The experiences I had at Toras Simcha, the mussar, the speeches, the shiurim, the hashkafa, Rav Asher’s presence and what he meant to us all; these are matters best described by more capable and fitting talmidim of the Rosh Yeshiva. In this regard, I will say that the Rosh Yeshiva’s approach to life and tefilla in general was eye opening and life altering.
I am writing this as hakaras hatov to Rav Asher in recognition of the amazing things I did learn from him, things that influence my life today.
After I left Toras Simcha I avoided Rav Asher. In the 7 years after I left the Yeshiva and Israel I can only recall seeing Rav Asher 3 times.
In the passing years my drinking became worse and I began abusing drugs. I became suicidal.
Through the grace of God and the help of close friends and some Rebbeim from Toras Simcha I received help and I have been sober ever since.
Also during this time I left Yeshiva and the religious affiliations that I had.
The oft quoted “That which does not kill me only makes me stronger” has long been a philosophic pondering of mine. I’ve been through a lot. I’m still here. According to Nietzsche, I should be nearly invincible by now.
Yet I’m not. Far from it.
Growing up I was a target. I was beaten physically, verbally, emotionally and mentally from all sides. Parents, teachers school bullies; I felt as though I was an easy and indefensible target.
Nonetheless I knew my day would come. The rage from my past was ever present and reared its head on occasion. I knew that one day I would be bigger or stronger than my so called opponents and when the opportunity would arise I would strike.
This, I mused must be real power. It was now in my hands to rectify the injustices I felt were so readily committed against me.
For a while I lived this way. If you crossed me you had better run.
But the satisfaction derived from this lifestyle was fleeting and the outcome appeared bleak.
As a result of my vengeful lifestyle I was taught that real power was having the ability to impose my will but declining to do so; in the sense that by conquering my demons I conquer myself. The choice being mine and making the supposed correct decision was in my hands.
This was even less fulfilling than imposing my will, so I reverted to doing so once again.
I lived on the edge both while drinking and when sober. Suffice it to say that I am an intense individual. Happiness and serenity have eluded me; power and control have been fleeting moments with no ability to satiate or satisfy me on any meaningful level.
6 months ago Rav Asher passed away.
Completely out of the blue I was crushed. I had nothing to do with him for years and frankly couldn’t bear listening to people speak about him for a very long time.

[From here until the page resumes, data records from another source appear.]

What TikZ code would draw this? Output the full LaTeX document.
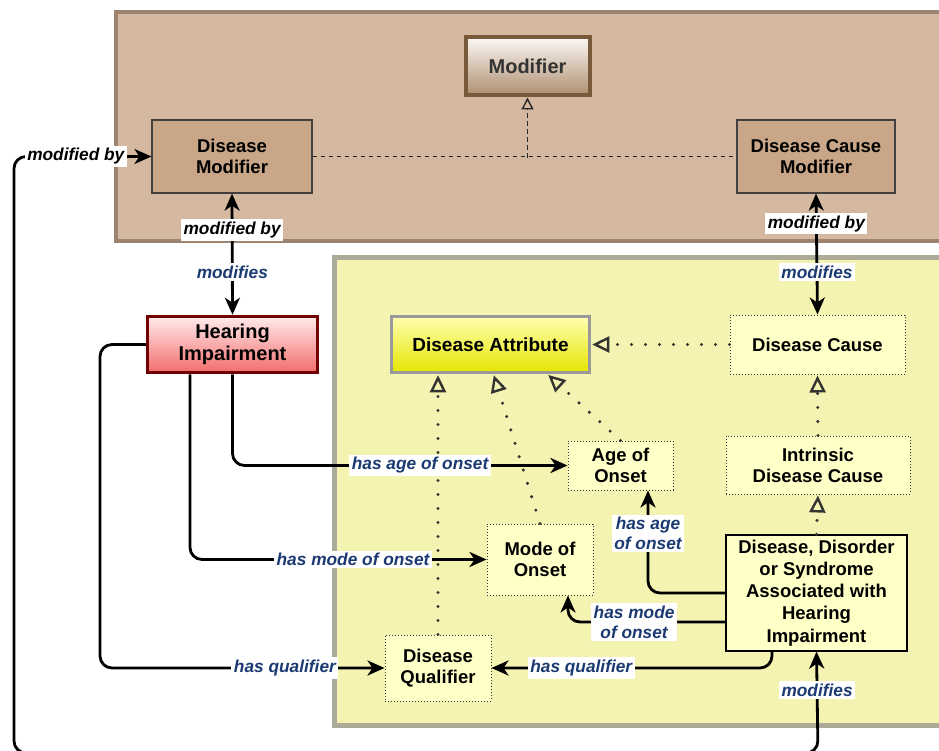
\documentclass[tikz,border=0pt]{standalone}
\usepackage{fontspec}
\setmainfont{Liberation Sans}
\usetikzlibrary{arrows.meta}
\definecolor{panelbrown}{HTML}{D4B9A0}
\definecolor{panelbrownline}{HTML}{9C8470}
\definecolor{panelyellow}{HTML}{F5F3B1}
\definecolor{panelyellowline}{HTML}{ABAB98}
\definecolor{boxbrown}{HTML}{C8A687}
\definecolor{boxyellow}{HTML}{FFFFC8}
\definecolor{relblue}{HTML}{1B3A72}
\definecolor{hidark}{HTML}{730000}
\tikzset{
  cls/.style={draw=black!75,line width=1.2pt,fill=boxbrown,align=center,inner sep=0pt,
    font=\fontsize{18.5}{21}\selectfont\bfseries},
  attr/.style={draw=black!80,dotted,line width=1pt,fill=boxyellow,align=center,inner sep=0pt,
    font=\fontsize{18.5}{21}\selectfont\bfseries},
  rel/.style={draw,line width=2.8pt,rounded corners=12pt},
  isa/.style={draw=black!80,line width=3.4pt,dash pattern=on 0pt off 14pt,line cap=round,
    -{Triangle[open,length=17pt,width=16pt,line width=2.4pt,line cap=butt,sep=1pt]}},
  realize/.style={draw=black!85,line width=1.4pt,dash pattern=on 4.5pt off 3.5pt},
  lbk/.style={fill=white,inner sep=2.5pt,sharp corners,text=black,align=center,
    font=\fontsize{17.3}{20}\selectfont\bfseries\itshape},
  lbb/.style={lbk,text=relblue}
}
\begin{document}
\begin{tikzpicture}[x=1pt,y=-1pt,>={Stealth[length=17pt,width=15pt,inset=5pt]}]
  \useasboundingbox (0,0) rectangle (939,751);
  \filldraw[fill=panelbrown,draw=panelbrownline,line width=4pt] (116,12) rectangle (960,241);
  \filldraw[fill=panelyellow,draw=panelyellowline,line width=5pt] (334,258) rectangle (960,725);

  \node[draw=brown!55!black!90,line width=4pt,top color=white!94!brown,bottom color=brown!60!white!80!black,
    minimum width=124pt,minimum height=58pt,text=black!80,font=\fontsize{20}{22}\selectfont\bfseries] at (527.5,66.5) (modifier) {Modifier};
  \node[cls,minimum width=160pt,minimum height=73pt] at (232,156.5) (dismod) {Disease\\Modifier};
  \node[cls,minimum width=158pt,minimum height=73pt] at (816,156.5) (causemod) {Disease Cause\\Modifier};
  \coordinate (mjoin) at (527.5,158);

  \node[draw=hidark,line width=3.5pt,top color=red!8,bottom color=red!55!white!95!black,align=center,
    minimum width=170pt,minimum height=56pt,inner sep=0pt,font=\fontsize{20}{22}\selectfont\bfseries] at (232.5,344.5) (hearing) {Hearing\\Impairment};
  \node[draw=black!40,line width=3.5pt,top color=yellow!30!white,bottom color=yellow!90!black,
    minimum width=198pt,minimum height=56pt,font=\fontsize{19}{21}\selectfont\bfseries] at (490.5,344.5) (disattr) {Disease Attribute};
  \node[attr,minimum width=175pt,minimum height=59pt] at (817.5,344.5) (discause) {Disease Cause};
  \node[attr,minimum width=184pt,minimum height=58pt] at (818,465) (intrinsic) {Intrinsic\\Disease Cause};
  \node[attr,minimum width=105pt,minimum height=49pt] at (620.5,465.5) (ageonset) {Age of\\Onset};
  \node[attr,minimum width=106pt,minimum height=71pt] at (540,559.5) (modeonset) {Mode of\\Onset};
  \node[attr,minimum width=106pt,minimum height=66pt] at (438,668) (qualifier) {Disease\\Qualifier};
  \node[draw,line width=1.2pt,fill=boxyellow,align=center,inner sep=0pt,minimum width=181pt,minimum height=116pt,
    font=\fontsize{18.5}{22.2}\selectfont\bfseries] at (816.5,593) (syndrome) {Disease, Disorder\\or Syndrome\\Associated with\\Hearing\\Impairment};

  \draw[realize] (dismod.east) -- (causemod.west);
  \draw[realize,-{Triangle[open,length=12pt,width=12pt,line width=1.4pt]}] (mjoin) -- (modifier.south);

  \draw[isa] (discause.west) -- (disattr.east);
  \draw[isa] (intrinsic.north) -- (discause.south);
  \draw[isa] (syndrome.north) -- (intrinsic.south);
  \draw[isa] (ageonset.north) -- ([xshift=57pt]disattr.south);
  \draw[isa] (modeonset.north) -- ([xshift=3pt]disattr.south);
  \draw[isa] (qualifier.north) -- ([xshift=-52.5pt]disattr.south);

  \draw[rel,<->] (hearing.north) -- node[lbb,pos=0.35]{modifies} node[lbk,pos=0.70]{modified by} (dismod.south);
  \draw[rel,<->] (discause.north) -- node[lbb,pos=0.35]{modifies} node[lbk,pos=0.75]{modified by} (causemod.south);
  \draw[rel,->] (hearing.south) |- node[lbb,pos=0.78]{has age of onset} (ageonset.west);
  \draw[rel,->] ([xshift=-42.5pt]hearing.south) |- node[lbb,pos=0.775]{has mode of onset} (modeonset.west);
  \draw[rel,->] (hearing.west) -- (100,344.5) |- node[lbb,pos=0.825]{has qualifier} (qualifier.west);
  \draw[rel,->] (syndrome.west) -| node[lbb,pos=0.79]{has age\\of onset} ([xshift=27.5pt]ageonset.south);
  \draw[rel,->] ([yshift=-29pt]syndrome.west) -| node[lbb,pos=0.29]{has mode\\of onset} ([xshift=28pt]modeonset.south);
  \draw[rel,->] ([xshift=-44.5pt]syndrome.south) |- node[lbb,pos=0.84]{has qualifier} (qualifier.east);
  \draw[rel,<->] (dismod.west) -- node[lbk,pos=0.55]{modified by} (14,156.5) -- (14,753) -- (818,753) -- node[lbb,pos=0.62]{modifies} (syndrome.south);
\end{tikzpicture}
\end{document}
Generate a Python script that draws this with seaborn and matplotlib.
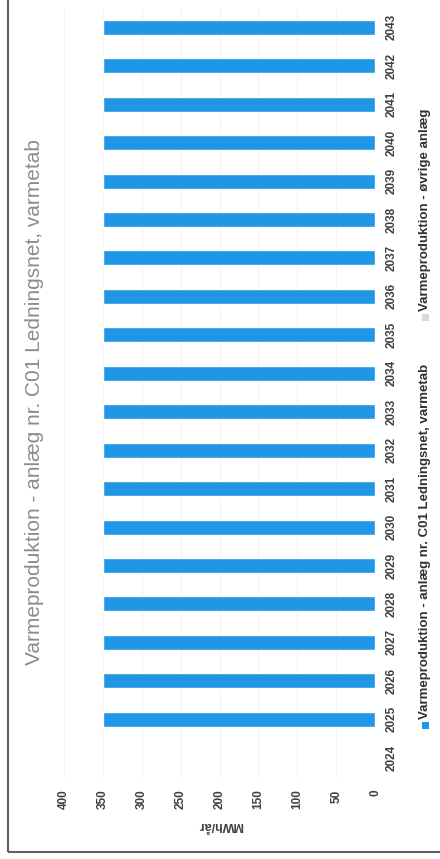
import matplotlib
matplotlib.use("Agg")
import matplotlib.pyplot as plt
from matplotlib.patches import Rectangle
import seaborn as sns
import pandas as pd

sns.set_style("white")
plt.rcParams['font.family'] = ['Liberation Sans', 'DejaVu Sans']

years = [str(y) for y in range(2024, 2044)]
heat_loss = [0] + [350] * 19
value_ticks = [0, 50, 100, 150, 200, 250, 300, 350, 400]

title = "Varmeproduktion - anlæg nr. C01 Ledningsnet, varmetab"
series_names = ["Varmeproduktion - anlæg nr. C01 Ledningsnet, varmetab",
                "Varmeproduktion - øvrige anlæg"]
unit = "MWh/år"

bar_color = "#1f97e6"
other_color = "#d9d9d9"

df = pd.DataFrame({"year": years, "mwh": heat_loss})

W, H = 440, 859
fig = plt.figure(figsize=(W / 100, H / 100), dpi=100)

# axes placed in pixel terms of the scanned page
ax = fig.add_axes([64 / W, 1 - 777 / H, 311 / W, 769 / H])
sns.barplot(data=df, x="mwh", y="year", order=years[::-1], orient="h",
            color=bar_color, width=0.39, saturation=1, ax=ax)

ax.set_xlim(400, 0)
ax.set_ylim(len(years) - 0.5, -0.5)
ax.set_xticks(value_ticks)
ax.set_xticklabels([str(v) for v in value_ticks], rotation=90, fontsize=8.5,
                   color="#404040", fontweight="bold")
ax.yaxis.tick_right()
ax.set_yticks(range(len(years)))
ax.set_yticklabels(years[::-1], rotation=90, fontsize=8.5, color="#404040",
                   va="center", fontweight="bold")
ax.tick_params(axis="x", length=0, pad=9)
ax.tick_params(axis="y", length=0, pad=8)
ax.set_xlabel("")
ax.set_ylabel("")
ax.grid(axis="x", color="#f2f2f2", lw=0.8)
ax.set_axisbelow(True)
for s in ax.spines.values():
    s.set_visible(False)

# title and unit label, rotated like the scan
fig.text(35 / W, 1 - 402 / H, title, rotation=90, ha="center", va="center",
         fontsize=15, color="#8c8c8c")
fig.text(220 / W, 1 - 825 / H, unit, rotation=180, ha="center", va="center",
         fontsize=9, color="#404040", fontweight="bold")

# legend drawn by hand (rotated)
lx = 425 / W
fig.add_artist(Rectangle((lx - 3.5 / W, 1 - 729 / H), 7 / W, 7 / H,
                         transform=fig.transFigure, color=bar_color, lw=0))
fig.text(lx, 1 - 719 / H, series_names[0], rotation=90, ha="center", va="bottom",
         fontsize=9.5, color="#303030", fontweight="bold")
fig.add_artist(Rectangle((lx - 3.5 / W, 1 - 321 / H), 7 / W, 7 / H,
                         transform=fig.transFigure, color=other_color, lw=0))
fig.text(lx, 1 - 311 / H, series_names[1], rotation=90, ha="center", va="bottom",
         fontsize=9.5, color="#303030", fontweight="bold")

# page frame (left and bottom edges visible)
fig.add_artist(Rectangle((8 / W, 1 - 852 / H), 1.2, 1.2, transform=fig.transFigure,
                         fill=False, edgecolor="#606060", lw=1.5))

fig.savefig("out.png", dpi=100)
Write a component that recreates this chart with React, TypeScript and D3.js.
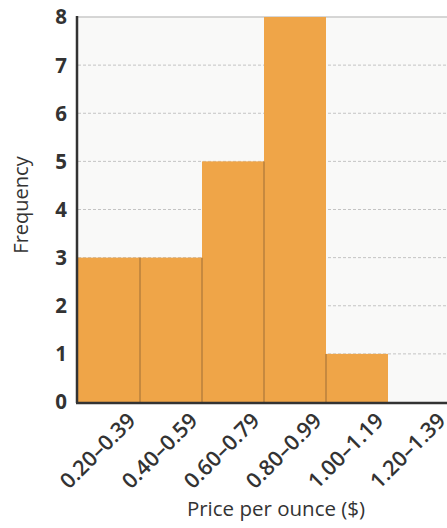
import React from "react";
import * as d3 from "d3";

const categories = ["0.20–0.39", "0.40–0.59", "0.60–0.79", "0.80–0.99", "1.00–1.19", "1.20–1.39"];
const frequencies = [3, 3, 5, 8, 1, 0];
const yTicks = [0, 1, 2, 3, 4, 5, 6, 7, 8];

export default function App() {
  const W = 447, H = 528;
  const left = 78, right = 450, top = 17, bottom = 402;
  const x = d3.scaleBand<string>().domain(categories).range([left, right]).padding(0);
  const y = d3.scaleLinear().domain([0, 8]).range([bottom, top]);
  const bw = x.bandwidth();
  const font = "'Open Sans', 'Noto Sans', sans-serif";
  return (
    <svg width={W} height={H} style={{ position: "absolute", left: 0, top: 0, display: "block" }}>
      <rect x={0} y={0} width={W} height={H} fill="#fff" />
      <rect x={left} y={top} width={right - left} height={bottom - top} fill="#f9f9f8" />
      {yTicks.filter(t => t > 0 && t < 8).map(t => (
        <line key={t} x1={left} x2={right} y1={y(t)} y2={y(t)} stroke="#c4c4c4" strokeWidth={1} strokeDasharray="3,2" />
      ))}
      <line x1={left} x2={right} y1={y(8)} y2={y(8)} stroke="#c8c8c8" strokeWidth={1.5} />
      {categories.map((c, i) => frequencies[i] > 0 && (
        <rect key={c} x={x(c)!} y={y(frequencies[i])} width={bw} height={bottom - y(frequencies[i])} fill="#efa548" />
      ))}
      {categories.slice(1).map((c, i) => {
        const h = Math.min(frequencies[i], frequencies[i + 1]);
        if (h <= 0) return null;
        return <line key={c} x1={x(c)!} x2={x(c)!} y1={y(h)} y2={bottom} stroke="#b8803c" strokeWidth={1.5} />;
      })}
      <line x1={left - 1} x2={left - 1} y1={top - 1} y2={bottom + 1} stroke="#333" strokeWidth={2.5} />
      <line x1={left - 2} x2={right} y1={bottom + 1} y2={bottom + 1} stroke="#333" strokeWidth={2.5} />
      {yTicks.map(t => (
        <text key={t} x={67} y={y(t)} dy="0.36em" textAnchor="end" fontFamily={font} fontWeight={700} fontSize={20.5} fill="#333">{t}</text>
      ))}
      {categories.map(c => {
        const cx = x(c)! + bw / 2 + 28;
        const cy = 422;
        return (
          <text key={c} transform={`translate(${cx},${cy}) rotate(-45)`} textAnchor="end" fontFamily={font} fontWeight={600} fontSize={21.5} fill="#333">{c}</text>
        );
      })}
      <text transform={`translate(28,205) rotate(-90)`} textAnchor="middle" fontFamily={font} fontSize={20} fill="#333">Frequency</text>
      <text x={276} y={516} textAnchor="middle" fontFamily={font} fontSize={20.5} fill="#333">Price per ounce ($)</text>
    </svg>
  );
}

So it was astonishing to me as I read that email notification that Rav Asher had passed that I felt crushed. I didn’t understand what I had lost that depressed me so. Rav Asher’s true talmidim who swore by his every word and action, they were understandably crushed. But me?! Why was I depressed over his death?
I did not actively pursue an answer. But in the following weeks I reflected on what I knew about Rav Asher. I focused on what I believed he stood for. The things I have always admired about him.
Rav Asher was the biggest baal bitachon I have ever met in my life. The ever present smile on his face, his chuckle when discussing God; Rav Asher was happy. Happy in ways I could never dream of being. And his happiness was effortless, the result of letting go. The result of knowing that its all in God’s hands and that everything goes according to His plan. If everything goes according to his plan and He controls everything what do I have to worry about.
Rav Asher was 45 years older than me. He had many children and grandchildren. He undoubtedly had many difficulties he faced in his time, yet he was as carefree as a teenager living by his parents getting a hefty weekly allowance. I have lived my life like a stray dog trained for dog fighting. I feel as though I may be 45 years older than I am, allowing stress and life to rule and ultimately ruin me.
The following is a large part of what I have learned from Rav Asher.
I ultimately realized that real power was realizing that I had no power. Nor for that matter do you have any power.
Rav Asher was fearless. But his fearlessness had nothing to do with his own strength or power and everything to do with his insurmountable faith.
This is real power. The key to absolution of fear is found in faith of God.
This is my response to Nietzsche’s “that which does not kill me…”, a testament to true power and a lesson in mortality. Immortality should not be the objective, facing one’s mortality with a smile on their face and faith in their heart/mind is key to a happy and meaningful life.
I can be happy and free as Rav Asher was, by embracing faith as Rav Asher had. Letting go and being thrilled that you have let go is enough to help any stress fade away. This simple technique can add years to your life and immediately enhance the quality of every minute of every day.
At any time that I am upset or stressed out, I am now aware that I am trying to control a situation that is none of my concern. It is me telling myself that I know better than God and that I have power. This vicious cycle leads to stress and unhappiness.
Now that I can recognize this it is in my power to change it.
I can pray for the power to let go and recognize as often as I can that I am living in God’s world and under His terms.
In letting go, in binding my faith in God, in being serene and happy; in these ways I honor Rav Asher’s memory. I hope I have learned this lesson from my Rebbe well and I hope that my experience can help you enhance your bitachon and bring additional simcha into your life.